▸ Entries provided
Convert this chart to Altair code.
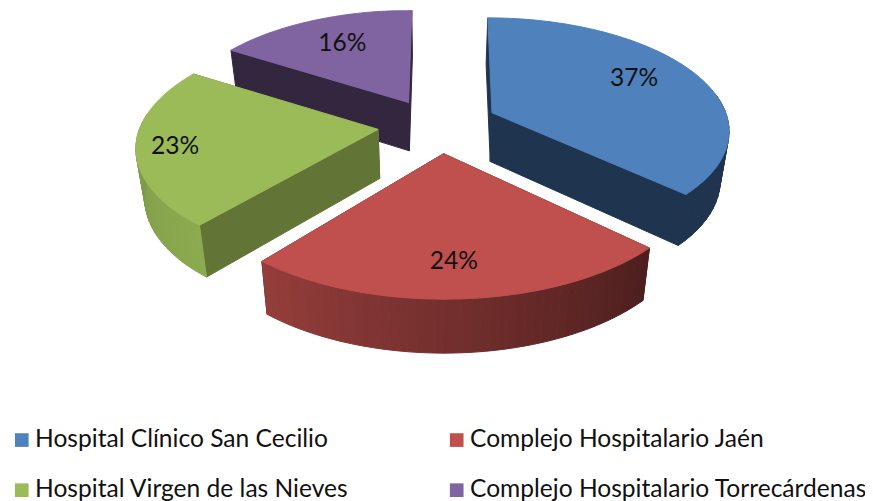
import math
import altair as alt
import pandas as pd

names = ["Hospital Clínico San Cecilio", "Complejo Hospitalario Jaén",
         "Hospital Virgen de las Nieves", "Complejo Hospitalario Torrecárdenas"]
shares = [37, 24, 23, 16]
labels = ["37%", "24%", "23%", "16%"]
top_colors = ["#4f81bd", "#c0504d", "#9bbb59", "#8064a2"]
wall_colors = ["#1f344e", "#4c1f1e", "#627537", "#33273f"]
rim_light = ["#1f344e", "#953e3b", "#8cab50", "#33273f"]
rim_dark = ["#1f344e", "#4c1f1e", "#7a9546", "#33273f"]
draw_order = [3, 2, 0, 1]
legend_order = [0, 2, 1, 3]
slice_dx = [10, 7, -4, 2]
slice_dy = [-5, -2, -3, -3]
slice_r = [1.0, 1.04, 0.99, 1.0]
apex_dx = [-2, 0, 5, 0]

CX, CY, RX, RY, K, EXPL, H = 437.0, 127.0, 237.0, 112.0, 0.14, 0.24, 48.0
OFF = 8  # page margin


def project(X, Y):
    s = 1 / (1 + K * Y)
    return CX + RX * X * s, CY - RY * Y * s, s


def top(i, r, t):
    start = sum(shares[:i]) * 3.6
    mid = start + shares[i] * 1.8
    mx, my = math.sin(math.radians(mid)) * EXPL, math.cos(math.radians(mid)) * EXPL
    a = math.radians(t)
    x, y, s = project(mx + r * math.sin(a), my + r * math.cos(a))
    return x + slice_dx[i], y + slice_dy[i], s


def down(p):
    x, y, s = p
    return x + (CX - x) * 0.03, y + H * (0.55 + 0.48 * s)


def pt(p):
    return [p[0] - OFF, p[1] - OFF]


def dn(p):
    q = down(p)
    return [q[0] - OFF, q[1] - OFF]


def poly(coords, color, order):
    coords = coords + [coords[0]]
    return {"type": "Feature", "geometry": {"type": "Polygon", "coordinates": [coords]},
            "properties": {"c": color, "o": order}}


def mix(a, b, f):
    ca = [int(a[j:j + 2], 16) for j in (1, 3, 5)]
    cb = [int(b[j:j + 2], 16) for j in (1, 3, 5)]
    return "#" + "".join(f"{round(x + (y - x) * f):02x}" for x, y in zip(ca, cb))


features = []
n = 0
for i in draw_order:
    a0 = sum(shares[:i]) * 3.6
    a1 = a0 + shares[i] * 3.6
    rr = slice_r[i]
    ax, ay, az = top(i, 0, a0)
    apex = (ax + apex_dx[i], ay, az)
    for edge in (a0, a1):
        e = top(i, rr, edge)
        features.append(poly([pt(apex), pt(e), dn(e), dn(apex)], wall_colors[i], n))
        n += 1
    steps = 48
    for k in range(steps):
        t0 = a0 + (a1 - a0) * k / steps
        t1 = a0 + (a1 - a0) * (k + 1) / steps
        tm = (t0 + t1) / 2
        if math.cos(math.radians(tm)) > 0.15:
            continue
        p0, p1 = top(i, rr, t0), top(i, rr, t1)
        if i == 2:
            f = (tm - 220) / 60
            col = mix(rim_light[i], rim_dark[i], max(0, min(1, f)))
        else:
            f = (a1 - tm) / (a1 - a0)
            col = mix(rim_dark[i], rim_light[i], max(0, min(1, 1 - f)))
        features.append(poly([pt(p0), pt(p1), dn(p1), dn(p0)], col, n))
        n += 1
    arc = [pt(top(i, rr, a0 + (a1 - a0) * k / 80)) for k in range(81)]
    features.append(poly([pt(apex)] + arc, top_colors[i], n))
    n += 1

proj = alt.Projection(type="identity", scale=1, translate=[0, 0]).to_dict()
W, H_CH = 865, 493

pie = alt.Chart(alt.Data(values=features)).mark_geoshape(strokeWidth=1).encode(
    color=alt.Color("properties.c:N", scale=None, legend=None),
    stroke=alt.Color("properties.c:N", scale=None, legend=None),
    order=alt.Order("properties.o:Q"),
).project(**proj)

legend_features = [
    {"type": "Feature", "geometry": {"type": "Point", "coordinates": [-50, -50]},
     "properties": {"name": nm}} for nm in names
]
legend_layer = alt.Chart(alt.Data(values=legend_features)).mark_geoshape().encode(
    fill=alt.Fill(
        "properties.name:N",
        scale=alt.Scale(domain=[names[j] for j in legend_order],
                        range=[top_colors[j] for j in legend_order]),
        sort=None,
        legend=alt.Legend(
            title=None, orient="none", legendX=1.5, legendY=421, columns=2,
            symbolType="square", symbolSize=190, symbolStrokeWidth=0,
            labelFont="Lato", labelFontSize=24.8, labelColor="#111111", labelLimit=600,
            columnPadding=96, rowPadding=25, labelOffset=1, symbolOffset=0,
        ),
    ),
).project(**proj)

label_r = [0.72, 0.805, 0.83, 0.69]
label_t = [63, 177.5, 259, 332]
lab_rows = []
for i in range(4):
    x, y, _ = top(i, label_r[i], label_t[i])
    lab_rows.append({"lon": x - OFF, "lat": y - OFF, "t": labels[i]})

text = alt.Chart(pd.DataFrame(lab_rows)).mark_text(
    font="Lato", fontSize=24.8, color="#111111"
).encode(longitude="lon:Q", latitude="lat:Q", text="t:N").project(**proj)

chart = alt.layer(legend_layer, pie, text).resolve_scale(color="independent", fill="independent").properties(
    width=W, height=H_CH, padding=0, autosize=alt.AutoSizeParams(type="none")
).configure_view(stroke=None)

chart.save("out.html", embed_options={"renderer": "svg", "actions": False})
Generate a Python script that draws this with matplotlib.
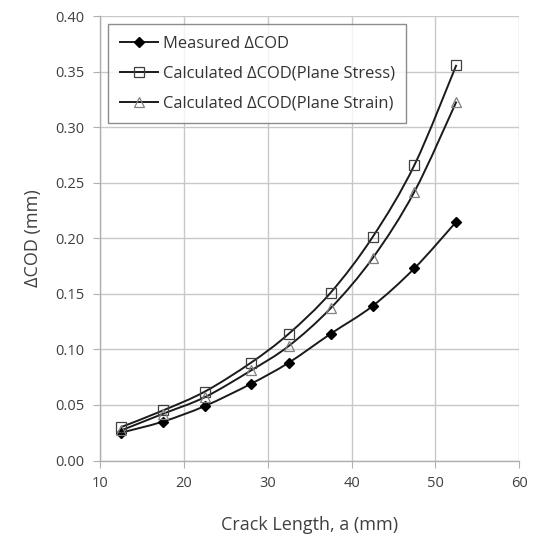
import matplotlib
matplotlib.use("Agg")
import matplotlib.pyplot as plt
from matplotlib.path import Path
from matplotlib.patches import PathPatch
from matplotlib.lines import Line2D
import numpy as np

plt.rcParams['font.family'] = ['Open Sans', 'DejaVu Sans']

crack_length = [12.5, 17.5, 22.5, 28.0, 32.5, 37.5, 42.5, 47.5, 52.5]
measured = [0.025, 0.035, 0.049, 0.069, 0.088, 0.114, 0.139, 0.173, 0.215]
plane_stress = [0.030, 0.045, 0.062, 0.088, 0.114, 0.151, 0.201, 0.266, 0.356]
plane_strain = [0.027, 0.042, 0.057, 0.081, 0.103, 0.137, 0.182, 0.242, 0.323]

labels = ["Measured \u0394COD",
          "Calculated \u0394COD(Plane Stress)",
          "Calculated \u0394COD(Plane Strain)"]

x_ticks = [10, 20, 30, 40, 50, 60]
y_ticks = [0.00, 0.05, 0.10, 0.15, 0.20, 0.25, 0.30, 0.35, 0.40]

fig = plt.figure(figsize=(5.37, 5.36), dpi=100)
ax = fig.add_axes([100/537, 1-460.5/536, 419.3/537, 444.5/536])


def smooth_path(xs, ys):
    pts = np.column_stack([xs, ys])
    n = len(pts)
    verts = [pts[0]]
    codes = [Path.MOVETO]
    for i in range(n - 1):
        p0 = pts[i - 1] if i > 0 else pts[i]
        p1 = pts[i]
        p2 = pts[i + 1]
        p3 = pts[i + 2] if i + 2 < n else pts[i + 1]
        c1 = p1 + (p2 - p0) / 6.0
        c2 = p2 - (p3 - p1) / 6.0
        verts += [c1, c2, p2]
        codes += [Path.CURVE4] * 3
    return Path(verts, codes)


series = [
    (measured, dict(marker='D', markersize=5, markerfacecolor='black',
                    markeredgecolor='black')),
    (plane_stress, dict(marker='s', markersize=7, markerfacecolor='none',
                        markeredgecolor='#404040', markeredgewidth=0.9)),
    (plane_strain, dict(marker='^', markersize=6.5, markerfacecolor='none',
                        markeredgecolor='#808080', markeredgewidth=0.9)),
]

handles = []
for (vals, mk), lab in zip(series, labels):
    patch = PathPatch(smooth_path(crack_length, vals), facecolor='none',
                      edgecolor='#1a1a1a', linewidth=1.4, zorder=3)
    ax.add_patch(patch)
    ax.plot(crack_length, vals, linestyle='none', zorder=4, **mk)
    handles.append(Line2D([], [], color='#1a1a1a', linewidth=1.4, label=lab, **mk))

ax.set_xlim(10, 60)
ax.set_ylim(0, 0.40)
ax.set_xticks(x_ticks)
ax.set_yticks(y_ticks)
ax.set_yticklabels([f"{v:.2f}" for v in y_ticks])
ax.grid(True, color='#c8c8c8', linewidth=1.0)
ax.set_axisbelow(True)
for s in ['top', 'right']:
    ax.spines[s].set_visible(False)
for s in ['left', 'bottom']:
    ax.spines[s].set_color('#b0b0b0')
    ax.spines[s].set_linewidth(1.0)
ax.tick_params(axis='both', direction='out', length=5, color='#b0b0b0',
               labelsize=10.5, labelcolor='#404040', pad=6)
ax.set_xlabel("Crack Length, a (mm)", fontsize=13, color='#404040', labelpad=18)
ax.set_ylabel("\u0394COD (mm)", fontsize=13, color='#404040', labelpad=10)

leg = ax.legend(handles=handles, loc='upper left', bbox_to_anchor=(8/419.3, 1 - 8/444.5),
                borderaxespad=0.0,
                fontsize=11.9, frameon=True, fancybox=False, shadow=False,
                handlelength=2.3, handletextpad=0.3, borderpad=0.7,
                labelspacing=0.85, labelcolor='#333333')
leg.get_frame().set_edgecolor('#707070')
leg.get_frame().set_linewidth(1.0)

fig.savefig("out.png", dpi=100)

▸ What to do
Only the lines from the start of the material through the line containing "apex_dx = [-2, 0, 5, 0]" should be transcribed. Pictures stay out.

▸ Task result
Convert this chart to Altair code.
import math
import altair as alt
import pandas as pd

names = ["Hospital Clínico San Cecilio", "Complejo Hospitalario Jaén",
         "Hospital Virgen de las Nieves", "Complejo Hospitalario Torrecárdenas"]
shares = [37, 24, 23, 16]
labels = ["37%", "24%", "23%", "16%"]
top_colors = ["#4f81bd", "#c0504d", "#9bbb59", "#8064a2"]
wall_colors = ["#1f344e", "#4c1f1e", "#627537", "#33273f"]
rim_light = ["#1f344e", "#953e3b", "#8cab50", "#33273f"]
rim_dark = ["#1f344e", "#4c1f1e", "#7a9546", "#33273f"]
draw_order = [3, 2, 0, 1]
legend_order = [0, 2, 1, 3]
slice_dx = [10, 7, -4, 2]
slice_dy = [-5, -2, -3, -3]
slice_r = [1.0, 1.04, 0.99, 1.0]
apex_dx = [-2, 0, 5, 0]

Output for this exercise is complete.